Why does it smell like diapers in here?

Back in the lab a different bit of problem solving with the scientific method is going on! Often when buoys are recovered, they are fouled — covered with barnacles and all kinds of organisms, fishing line, etc. that get caught in them. Jeff Lord – mechanical whiz – has hypothesized that applying a better “anti-fouling” substance can keep these from affixing themselves to the equipment. He has liberally applied Desitin, a zinc oxide ointment, to the instruments. This is the same treatment for diaper rash on babies’ bottoms!  So therefore, the odor in the lab reminds us of diapers. It will be a year before we know if Jeff’s hypothesis is correct, because after the STRATUS 12 buoy is moored, it will be a year before it is recovered.  What do you think will happen?

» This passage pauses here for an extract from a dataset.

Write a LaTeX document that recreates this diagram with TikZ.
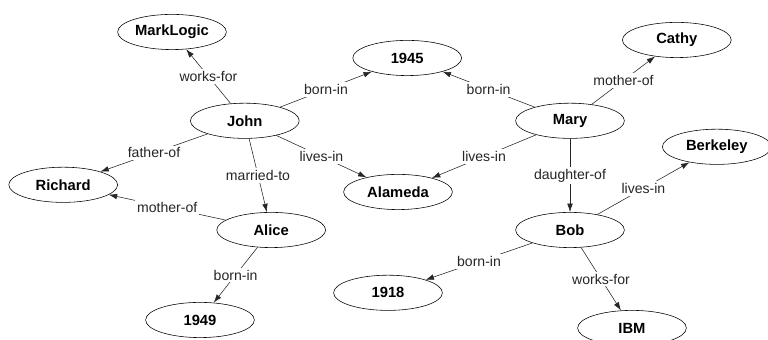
\documentclass[tikz,border=0pt]{standalone}
\usepackage{fontspec}
\setmainfont{Liberation Sans}
\usepackage{tikz}
\usetikzlibrary{arrows.meta,shapes.geometric}

\begin{document}
\begin{tikzpicture}[
  >={Latex[length=2.1mm,width=1.4mm]},
  ent/.style={ellipse,draw,thin,minimum width=2.72cm,minimum height=0.88cm,inner sep=0pt,font=\fontsize{10.5}{12}\selectfont\bfseries},
  rel/.style={->,thin,black!85},
  lab/.style={fill=white,inner sep=1.5pt,font=\fontsize{10}{12}\selectfont}
]
  \clip (0,0) rectangle (19.2,8.5);

  % people
  \node[ent] (john)  at (6.12,5.48)  {John};
  \node[ent] (mary)  at (14.25,5.48) {Mary};
  \node[ent] (alice) at (6.78,2.75)  {Alice};
  \node[ent] (bob)   at (14.25,2.75) {Bob};
  \node[ent] (cathy) at (16.92,7.50) {Cathy};
  \node[ent] (rich)  at (1.58,3.88)  {Richard};

  % places, years, companies
  \node[ent] (mlog)  at (4.30,7.70)  {MarkLogic};
  \node[ent] (y1945) at (10.18,7.05) {1945};
  \node[ent] (alam)  at (9.95,3.70)  {Alameda};
  \node[ent] (berk)  at (17.92,4.83) {Berkeley};
  \node[ent] (y1918) at (9.70,1.18)  {1918};
  \node[ent] (y1949) at (5.00,0.50)  {1949};
  \node[ent] (ibm)   at (15.80,0.30) {IBM};

  \draw[rel] (john) -- node[lab] {works-for} (mlog);
  \draw[rel] (john) -- node[lab] {born-in} (y1945);
  \draw[rel] (john) -- node[lab] {father-of} (rich);
  \draw[rel] (john) -- node[lab] {married-to} (alice);
  \draw[rel] (john) -- node[lab] {lives-in} (alam);

  \draw[rel] (mary) -- node[lab] {born-in} (y1945);
  \draw[rel] (mary) -- node[lab] {mother-of} (cathy);
  \draw[rel] (mary) -- node[lab] {lives-in} (alam);
  \draw[rel] (mary) -- node[lab] {daughter-of} (bob);

  \draw[rel] (alice) -- node[lab] {mother-of} (rich);
  \draw[rel] (alice) -- node[lab] {born-in} (y1949);

  \draw[rel] (bob) -- node[lab] {lives-in} (berk);
  \draw[rel] (bob) -- node[lab] {born-in} (y1918);
  \draw[rel] (bob) -- node[lab] {works-for} (ibm);
\end{tikzpicture}
\end{document}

Some of the science party was given a tour of the ships technical equipment behind the scenes. Bud Hale explained not only all of the monitors and ship terminology, but took us down into the equipment rooms where we encountered a gravimeter (measures gravity variations), modern gyros with optics and GPS (measures pitch, roll and heave).

Tomorrow, we hope to see the desalination plant on the ship which gives us our fresh drinking water.